In light of the foregoing, this court finds no reason to change its view regarding the applicability of Israeli secrecy laws. However, this court is compelled to reexamine its prior holding in light of Matter of Agosta (171 AD2d 595 [1st Dept]), which held that "when discovery is sought from a nonparty in a foreign jurisdiction, application of the Hague Convention * * * which encompasses principles of international comity, is virtually compulsory.” In Orlich v Helm Bros. (160 AD2d 135, 144), the Court said: "Since fact gathering is a judicially controlled process in civil law Nations * * * the nonjudicial taking of evidence located within their territory is regarded as an affront to their sovereignty. Such an exercise would be particularly offensive where, as here, the entity being subjected to the court-ordered fact gathering * * * is not even a party to the litigation.”

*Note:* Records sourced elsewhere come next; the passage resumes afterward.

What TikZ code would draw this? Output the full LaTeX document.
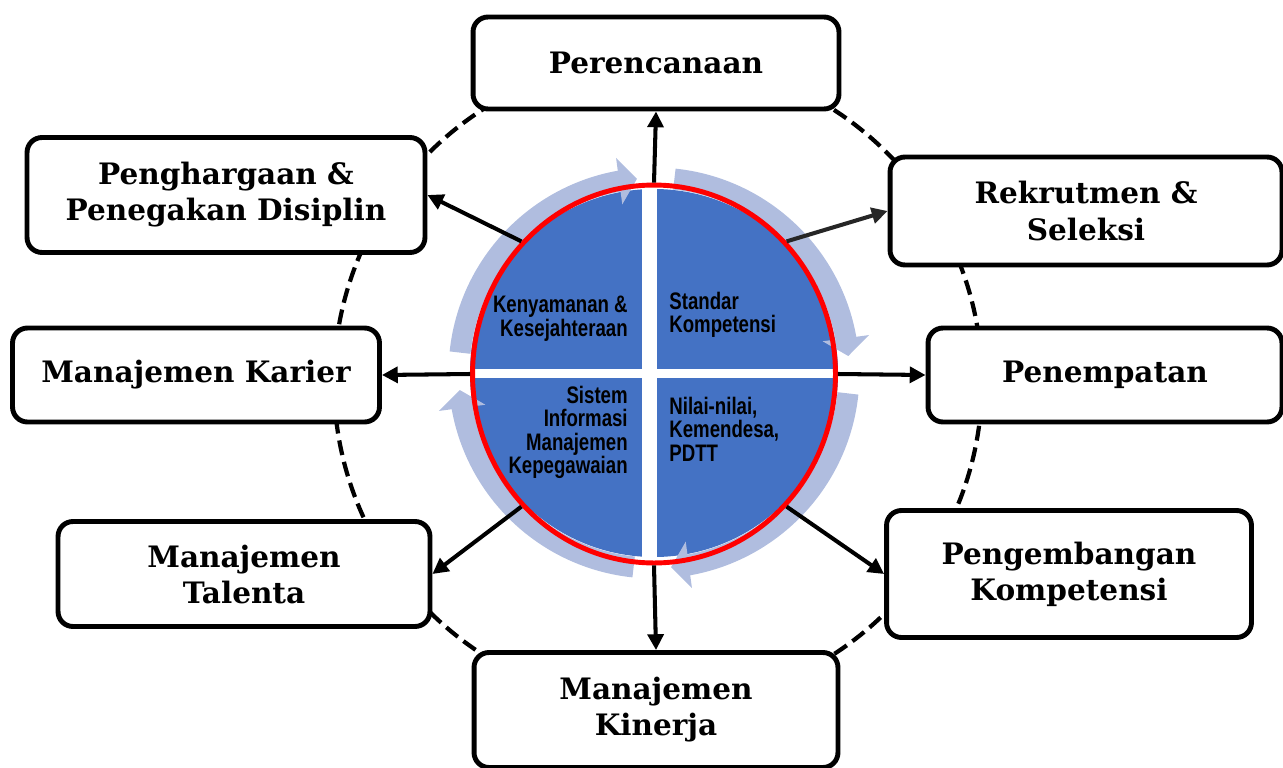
\documentclass[tikz,border=0pt]{standalone}
\usepackage{fontspec}
\setmainfont{DejaVu Serif}
\newfontfamily\piefont[FakeStretch=0.78]{Liberation Sans}
\usetikzlibrary{arrows.meta,bending,shapes.geometric}
\definecolor{pieblue}{HTML}{4472C4}
\definecolor{ringblue}{HTML}{B0BDDF}
\tikzset{
	box/.style={draw, line width=2.8pt, rounded corners=8.5pt, fill=white, align=center,
		font=\bfseries\fontsize{16.8}{20.5}\selectfont},
	spoke/.style={line width=2.3pt, -{Triangle[length=9pt,width=9pt]}},
	turn/.style={ringblue, line width=0.42cm, -{Triangle[length=0.36cm,width=0.92cm]}},
	pietext/.style={inner sep=0pt, font=\piefont\bfseries\fontsize{13.6}{13.2}\selectfont}
}
\begin{document}
\begin{tikzpicture}[x=0.02cm, y=-0.02cm]
	\useasboundingbox (0,0) rectangle (1283,767);
	% dashed ring behind the eight boxes
	\draw[line width=2.4pt, dash pattern=on 8.5pt off 4pt] (658,382) circle (324);
	\node[box, minimum width=7.32cm, minimum height=1.84cm] (plan)   at (656,63)   {Perencanaan};
	\node[box, minimum width=7.84cm, minimum height=2.16cm] (rek)    at (1086,211) {Rekrutmen \&\\Seleksi};
	\node[box, minimum width=7.08cm, minimum height=1.88cm] (place)  at (1105,375) {Penempatan};
	\node[box, minimum width=7.30cm, minimum height=2.54cm] (dev)    at (1069,574) {Pengembangan\\Kompetensi};
	\node[box, minimum width=7.28cm, minimum height=2.30cm] (perf)   at (656,710)  {Manajemen\\Kinerja};
	\node[box, minimum width=7.44cm, minimum height=2.10cm] (talent) at (244,574)  {Manajemen\\Talenta};
	\node[box, minimum width=7.34cm, minimum height=1.88cm] (career) at (196,375)  {Manajemen Karier};
	\node[box, minimum width=7.96cm, minimum height=2.30cm] (award)  at (226,195)  {Penghargaan \&\\Penegakan Disiplin};
	% pie in the middle
	\coordinate (o) at (654,373);
	\fill[pieblue] (o) circle (184);
	\draw[white, line width=0.30cm] (649,182) -- (649,566);
	\draw[white, line width=0.18cm] (466,373.5) -- (842,373.5);
	\foreach \s/\e in {174/95, 84/5, -6/-85, -96/-175}
		\draw[turn] (o) ++(-\s:195) arc[start angle=-\s, end angle=-\e, radius=195];
	\node[draw=red, line width=2.8pt, ellipse, inner sep=0pt, minimum width=7.26cm, minimum height=7.56cm] (hub) at (654,374) {};
	\draw[spoke] (hub.north) -- (plan.south);
	\draw[spoke, draw=black!85] (hub.45) -- (rek.west);
	\draw[spoke] (hub.east) -- (place.west);
	\draw[spoke] (hub.-45) -- (dev.west);
	\draw[spoke] (hub.south) -- (perf.north);
	\draw[spoke] (hub.-135) -- (talent.east);
	\draw[spoke] (hub.west) -- (career.east);
	\draw[spoke] (hub.135) -- (award.east);
	\node[pietext, align=right, anchor=north east] (comfort) at (628,296) {Kenyamanan \&\\Kesejahteraan};
	\node[pietext, align=left,  anchor=north west] (std)     at (669,292) {Standar\\Kompetensi};
	\node[pietext, align=right, anchor=north east] (sim)     at (628,386) {Sistem\\Informasi\\Manajemen\\Kepegawaian};
	\node[pietext, align=left,  anchor=north west] (values)  at (669,397) {Nilai-nilai,\\Kemendesa,\\PDTT};
\end{tikzpicture}
\end{document}
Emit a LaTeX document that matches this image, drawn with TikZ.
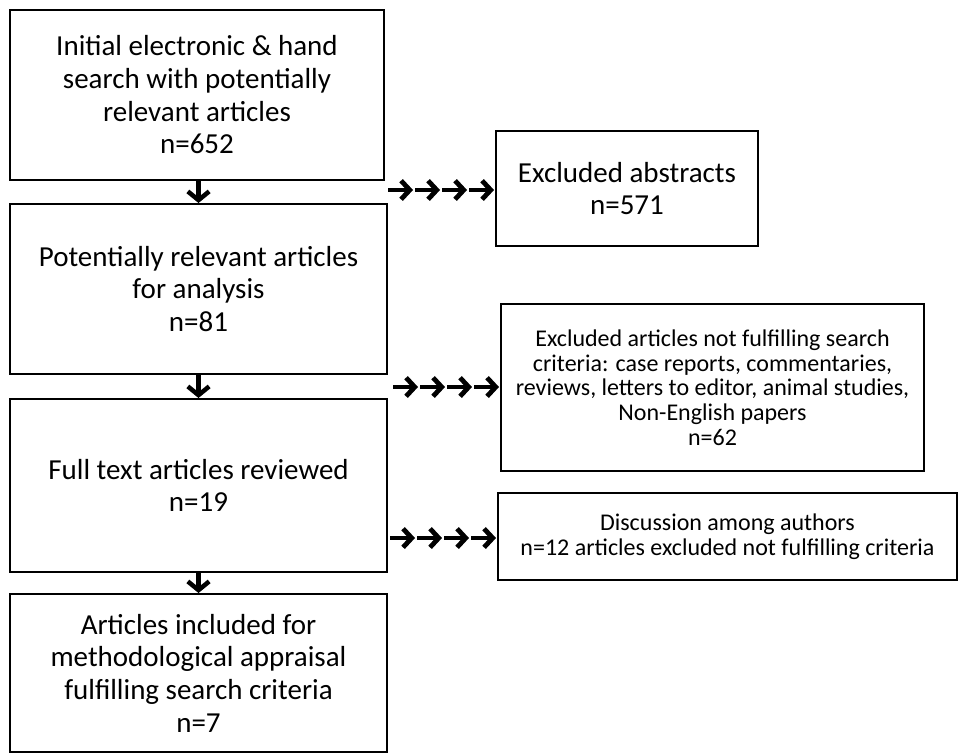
\documentclass[tikz,border=0pt]{standalone}
\usepackage{fontspec}
\setmainfont{Carlito}
\usetikzlibrary{arrows.meta,calc}

\begin{document}
\begin{tikzpicture}[x=0.75pt, y=-0.75pt,
    frame/.style={rectangle, draw, line width=1.5pt, align=center, inner sep=0pt,
        font=\fontsize{21.75}{24.5}\selectfont},
    smallframe/.style={frame, font=\fontsize{18}{18.5}\selectfont},
    down/.style={line width=3.4pt, -{Straight Barb[length=6.5pt, width=16pt]}},
    chain/.style={line width=3.6pt, -{Straight Barb[length=6.5pt, width=14pt]}}
]
    \useasboundingbox (0,0) rectangle (959,754);

    % Colonna principale
    \node[frame, minimum width=280.5pt, minimum height=127.5pt] (search) at (197,95)
        {Initial electronic \& hand\\search with potentially\\relevant articles\\n=652};
    \node[frame, minimum width=282.75pt, minimum height=127.5pt] (screen) at (198.5,289)
        {Potentially relevant articles\\for analysis\\n=81};
    \node[frame, minimum width=282.75pt, minimum height=129.75pt] (fulltext) at (198.5,485.5)
        {Full text articles reviewed\\n=19};
    \node[frame, minimum width=282.75pt, minimum height=118.5pt] (included) at (198.5,673)
        {Articles included for\\methodological appraisal\\fulfilling search criteria\\n=7};

    % Esclusioni
    \node[frame, minimum width=196.5pt, minimum height=86.25pt] (exabs) at (627,188.5)
        {Excluded abstracts\\n=571};
    \node[smallframe, minimum width=317.25pt, minimum height=125.25pt] (exart) at (712.5,387.5)
        {Excluded articles not fulfilling search\\criteria: case reports, commentaries,\\reviews, letters to editor, animal studies,\\Non-English papers\\n=62};
    \node[smallframe, minimum width=344.25pt, minimum height=65.25pt] (exdisc) at (727.5,536.5)
        {Discussion among authors\\n=12 articles excluded not fulfilling criteria};

    % Frecce verticali
    \draw[down] (search.south -| screen.north) -- (screen.north);
    \draw[down] (screen.south) -- (fulltext.north);
    \draw[down] (fulltext.south) -- (included.north);

    % Catene di frecce
    \coordinate (c1) at ($(exabs.west |- 0,190)+(-107,0)$);
    \coordinate (c2) at ($(exart.west |- 0,387)+(-107,0)$);
    \coordinate (c3) at ($(exdisc.west |- 0,538)+(-107,0)$);
    \foreach \c in {c1,c2,c3}
        \foreach \i in {0,...,3}
            \draw[chain] ($(\c)+(\i*27,0)$) -- ++(25,0);
\end{tikzpicture}
\end{document}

ICC acknowledges that relief is available under the Hague *642Convention on the Taking of Evidence Abroad in Civil or Commercial Matters (23 UST 2555, TIAS No. 7444) and that the Securities and Exchange Commission, for example, recently obtained extraterritorial disclosure under the Hague Convention, in aid of a securities investigation. It may be, as ICC complains, that disclosure under the Hague Convention is a long process. However, this court is bound by Agusta (supra) and Orlich (supra) and must reverse its prior order.
Accordingly, the motion for renewal is granted and upon renewal, the subpoena and notice to take deposition are hereby vacated insofar as they seek disclosure regarding Roth’s bank accounts located in either Israel or elsewhere outside the United States.